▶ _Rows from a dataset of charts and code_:
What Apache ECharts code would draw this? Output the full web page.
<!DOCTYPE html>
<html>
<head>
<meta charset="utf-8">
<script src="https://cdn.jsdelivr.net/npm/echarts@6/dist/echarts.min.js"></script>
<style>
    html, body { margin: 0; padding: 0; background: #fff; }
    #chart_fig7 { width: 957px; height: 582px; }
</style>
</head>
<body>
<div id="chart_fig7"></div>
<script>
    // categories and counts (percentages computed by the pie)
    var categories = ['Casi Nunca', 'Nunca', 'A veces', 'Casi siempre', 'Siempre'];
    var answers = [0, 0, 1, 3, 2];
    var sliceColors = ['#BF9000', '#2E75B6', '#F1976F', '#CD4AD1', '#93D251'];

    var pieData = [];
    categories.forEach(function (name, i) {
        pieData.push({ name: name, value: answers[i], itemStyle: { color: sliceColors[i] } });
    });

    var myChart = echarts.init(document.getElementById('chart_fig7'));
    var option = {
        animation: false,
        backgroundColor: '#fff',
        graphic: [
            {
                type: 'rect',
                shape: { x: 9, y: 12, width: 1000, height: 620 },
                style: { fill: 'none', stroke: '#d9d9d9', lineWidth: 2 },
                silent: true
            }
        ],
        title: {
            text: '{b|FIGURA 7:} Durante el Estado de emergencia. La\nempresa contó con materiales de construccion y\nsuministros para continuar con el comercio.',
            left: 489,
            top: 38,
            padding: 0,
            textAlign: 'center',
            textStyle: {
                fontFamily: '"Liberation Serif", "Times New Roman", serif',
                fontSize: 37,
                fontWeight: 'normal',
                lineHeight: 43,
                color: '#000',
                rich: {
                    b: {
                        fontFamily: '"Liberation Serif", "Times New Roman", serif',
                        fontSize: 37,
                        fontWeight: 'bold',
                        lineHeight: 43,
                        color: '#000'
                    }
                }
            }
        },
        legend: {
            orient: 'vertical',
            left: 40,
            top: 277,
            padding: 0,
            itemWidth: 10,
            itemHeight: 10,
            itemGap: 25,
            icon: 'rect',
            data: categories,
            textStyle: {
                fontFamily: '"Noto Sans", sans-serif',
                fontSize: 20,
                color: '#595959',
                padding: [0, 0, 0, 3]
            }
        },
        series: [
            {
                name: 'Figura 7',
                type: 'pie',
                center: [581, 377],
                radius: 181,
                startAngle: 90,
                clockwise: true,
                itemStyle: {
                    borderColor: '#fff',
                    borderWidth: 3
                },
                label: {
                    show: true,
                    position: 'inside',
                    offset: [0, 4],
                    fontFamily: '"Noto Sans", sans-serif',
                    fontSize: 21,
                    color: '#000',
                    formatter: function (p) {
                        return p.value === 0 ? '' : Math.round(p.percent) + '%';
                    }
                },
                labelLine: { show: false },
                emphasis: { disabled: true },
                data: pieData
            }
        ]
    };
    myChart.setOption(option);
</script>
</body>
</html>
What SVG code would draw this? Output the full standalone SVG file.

▶ _Instructions to follow_: Print out every record again, exactly and in full.

▶ _Solution_:
What Apache ECharts code would draw this? Output the full web page.
<!DOCTYPE html>
<html>
<head>
<meta charset="utf-8">
<script src="https://cdn.jsdelivr.net/npm/echarts@6/dist/echarts.min.js"></script>
<style>
    html, body { margin: 0; padding: 0; background: #fff; }
    #chart_fig7 { width: 957px; height: 582px; }
</style>
</head>
<body>
<div id="chart_fig7"></div>
<script>
    // categories and counts (percentages computed by the pie)
    var categories = ['Casi Nunca', 'Nunca', 'A veces', 'Casi siempre', 'Siempre'];
    var answers = [0, 0, 1, 3, 2];
    var sliceColors = ['#BF9000', '#2E75B6', '#F1976F', '#CD4AD1', '#93D251'];

    var pieData = [];
    categories.forEach(function (name, i) {
        pieData.push({ name: name, value: answers[i], itemStyle: { color: sliceColors[i] } });
    });

    var myChart = echarts.init(document.getElementById('chart_fig7'));
    var option = {
        animation: false,
        backgroundColor: '#fff',
        graphic: [
            {
                type: 'rect',
                shape: { x: 9, y: 12, width: 1000, height: 620 },
                style: { fill: 'none', stroke: '#d9d9d9', lineWidth: 2 },
                silent: true
            }
        ],
        title: {
            text: '{b|FIGURA 7:} Durante el Estado de emergencia. La\nempresa contó con materiales de construccion y\nsuministros para continuar con el comercio.',
            left: 489,
            top: 38,
            padding: 0,
            textAlign: 'center',
            textStyle: {
                fontFamily: '"Liberation Serif", "Times New Roman", serif',
                fontSize: 37,
                fontWeight: 'normal',
                lineHeight: 43,
                color: '#000',
                rich: {
                    b: {
                        fontFamily: '"Liberation Serif", "Times New Roman", serif',
                        fontSize: 37,
                        fontWeight: 'bold',
                        lineHeight: 43,
                        color: '#000'
                    }
                }
            }
        },
        legend: {
            orient: 'vertical',
            left: 40,
            top: 277,
            padding: 0,
            itemWidth: 10,
            itemHeight: 10,
            itemGap: 25,
            icon: 'rect',
            data: categories,
            textStyle: {
                fontFamily: '"Noto Sans", sans-serif',
                fontSize: 20,
                color: '#595959',
                padding: [0, 0, 0, 3]
            }
        },
        series: [
            {
                name: 'Figura 7',
                type: 'pie',
                center: [581, 377],
                radius: 181,
                startAngle: 90,
                clockwise: true,
                itemStyle: {
                    borderColor: '#fff',
                    borderWidth: 3
                },
                label: {
                    show: true,
                    position: 'inside',
                    offset: [0, 4],
                    fontFamily: '"Noto Sans", sans-serif',
                    fontSize: 21,
                    color: '#000',
                    formatter: function (p) {
                        return p.value === 0 ? '' : Math.round(p.percent) + '%';
                    }
                },
                labelLine: { show: false },
                emphasis: { disabled: true },
                data: pieData
            }
        ]
    };
    myChart.setOption(option);
</script>
</body>
</html>
What SVG code would draw this? Output the full standalone SVG file.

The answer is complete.